M&S, which was already preparing to make changes as it seeks to turn around its fortunes, added that the crisis had “created a very different way of working and rapid learning for the business at all levels”.
Under a “never the same again” strategy set to be revealed at the results day in three weeks’ time, it will “outline measures being taken to accelerate the transformation programme and change ways of working permanently”, the company added.
For now, the beleaguered retailer is shoring up its finances for the next 18 months by making new arrangements with lenders, accessing a government corporate finance support scheme and scrapping a dividend worth £210m.
Even before the lockdown, the company was already looking for a strategy to try to reverse years of relentless decline – which last year saw it relegated from the FTSE 100 after 35 years.
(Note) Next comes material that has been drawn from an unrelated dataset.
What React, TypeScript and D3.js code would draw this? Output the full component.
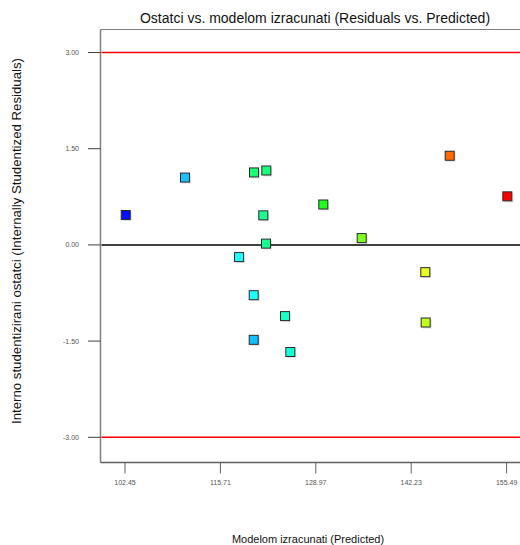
import React from "react";
import * as d3 from "d3";

const predicted = [102.55, 110.79, 120.38, 122.09, 121.67, 122.05, 118.3, 120.34, 124.69, 120.34, 125.43, 147.58, 155.59, 130.01, 135.35, 144.19, 144.24];
const residuals = [0.466, 1.05, 1.13, 1.16, 0.461, 0.02, -0.19, -0.784, -1.11, -1.48, -1.67, 1.39, 0.757, 0.63, 0.106, -0.425, -1.21];
const pointColors = ["#0010ff", "#18c0ff", "#18ff78", "#18ff78", "#18ff90", "#18ff90", "#20ffff", "#20ffff", "#18ffc8", "#10c0ff", "#18ffd8", "#ff6a00", "#ff0000", "#20ff20", "#80ff20", "#e8ff20", "#c0ff20"];
const xTicks = [102.45, 115.71, 128.97, 142.23, 155.49];
const yTicks = [3.0, 1.5, 0.0, -1.5, -3.0];
const limits = [3, -3];

export default function App() {
  const W = 520, H = 545;
  const left = 100.5, right = 540, top = 29.5, bottom = 462.5;
  const x = d3.scaleLinear().domain([102.45, 155.49]).range([125, 506.6]);
  const y = d3.scaleLinear().domain([-3, 3]).range([437.3, 52.5]);
  const font = "'Liberation Sans', Arial, sans-serif";
  const sq = 9;
  return (
    <svg width={W} height={H} style={{ position: "absolute", left: 0, top: 0, background: "#fff" }}>
      <text x={315} y={23} textAnchor="middle" fontFamily={font} fontSize={14} fill="#111">
        Ostatci vs. modelom izracunati (Residuals vs. Predicted)
      </text>
      {/* plot box */}
      <line x1={left} x2={right} y1={top} y2={top} stroke="#808080" strokeWidth={1} />
      <line x1={left} x2={left} y1={top} y2={bottom} stroke="#808080" strokeWidth={1.5} />
      <line x1={left} x2={right} y1={bottom} y2={bottom} stroke="#606060" strokeWidth={1.5} />
      {/* y ticks */}
      {yTicks.map((t) => (
        <g key={"y" + t}>
          <line x1={88} x2={left} y1={y(t)} y2={y(t)} stroke="#404040" strokeWidth={1} />
          <text x={79} y={y(t) + 2.5} textAnchor="end" fontFamily={font} fontSize={7} fill="#555">
            {t.toFixed(2)}
          </text>
        </g>
      ))}
      {/* x ticks */}
      {xTicks.map((t) => (
        <g key={"x" + t}>
          <line x1={x(t)} x2={x(t)} y1={bottom} y2={bottom + 11} stroke="#606060" strokeWidth={1} />
          <text x={x(t)} y={485} textAnchor="middle" fontFamily={font} fontSize={7} fill="#555">
            {t.toFixed(2)}
          </text>
        </g>
      ))}
      {/* limit lines */}
      {limits.map((l) => (
        <line key={"l" + l} x1={left + 1} x2={right} y1={y(l)} y2={y(l)} stroke="#ff0000" strokeWidth={1.5} />
      ))}
      <line x1={left + 1} x2={right} y1={y(0)} y2={y(0)} stroke="#000" strokeWidth={1.5} />
      {/* points */}
      {predicted.map((p, i) => (
        <g key={"p" + i}>
          <rect x={x(p) - sq / 2 + 1.5} y={y(residuals[i]) - sq / 2 + 1.5} width={sq} height={sq} fill="#000" opacity={0.12} />
          <rect x={x(p) - sq / 2} y={y(residuals[i]) - sq / 2} width={sq} height={sq} fill={pointColors[i]} stroke="#2a2a2a" strokeWidth={1} />
        </g>
      ))}
      <text transform={`translate(21,${241}) rotate(-90)`} textAnchor="middle" fontFamily={font} fontSize={12} textLength={366} lengthAdjust="spacingAndGlyphs" fill="#111">
        Interno studentizirani ostatci (Internally Studentized Residuals)
      </text>
      <text x={308} y={543} textAnchor="middle" fontFamily={font} fontSize={11} fill="#111">
        Modelom izracunati (Predicted)
      </text>
    </svg>
  );
}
It has already acknowledged that profits for the 2019/20 financial year will fall short of the £440m pencilled in by analysts before the crisis struck.
The company’s latest outlook plans for a subdued period of trading for the rest of 2020 even after restrictions are lifted.
However it said its food business was on track for a tie-up with online grocer Ocado due to start in September which will make M&S products available for home delivery.
Sophie Lund-Yates, equity analyst at Hargreaves Lansdown, said the warning of subdued trading was a “welcome dose of foresight” by warning over an ongoing hit to trading.
She said: “It would be a mistake to think the high street’s going to see a sea of shoppers the second lockdown restrictions are lifted.”
However, the deal with Ocado should put it in a “good position” to benefit from a shift to online grocery, the analyst added.